I personally think that demotivational behavior by experienced Wikipedians is the biggest factor in the decline of new editor contributions, but unlike most people I don't think this has to do with what the experienced Wikipedians do, but rather what they don't do. They don't welcome people in person (because they don't see their edits) and they don't give timely feedback on first edits to pages on their watchlist (no way to see if those edits are first time edits). They don't show them the ropes in that if one wants to make a BLP, or an article about a company or building or place, or an article about an artwork, you should look at existing examples and start from there. Having said this, I do think we spend an inordinate amount of time on things like extending the page about WHAT WIKIPEDIA IS NOT (which btw I have yet to read). It seems that our best way of dealing with newcomers is to throw CAPS at them, though we all hate CAPS.

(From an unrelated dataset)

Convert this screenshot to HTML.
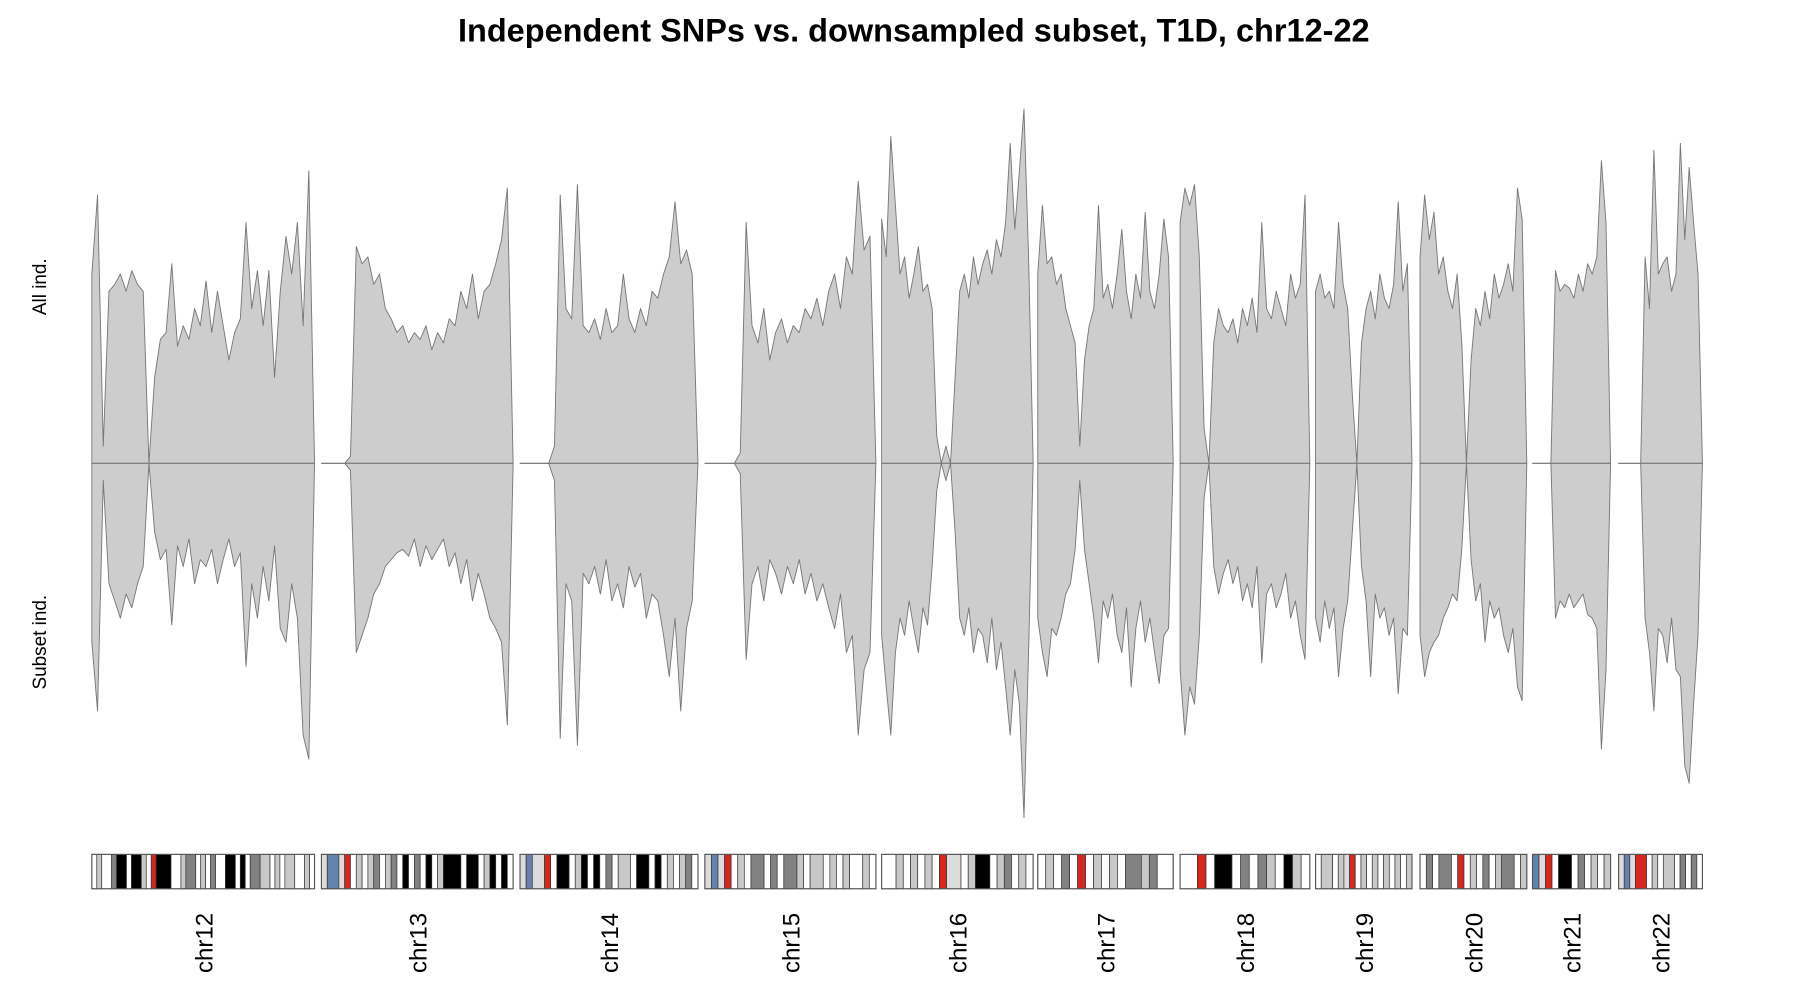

The point of this study was to prove these two: H1: VE will increase the amount of desirable edits by newbies and H2: VE will increase the amount of undesirable edits by newbies (aka VANDALISM). Guess what? Both H1 & H2 show no significance and if anything, less vandalism came from VE editors. I could have told you that beforehand - yawn. It angers me when people assume that others are not technical enough for Wikipedia. Sorry, but it is not rocket science.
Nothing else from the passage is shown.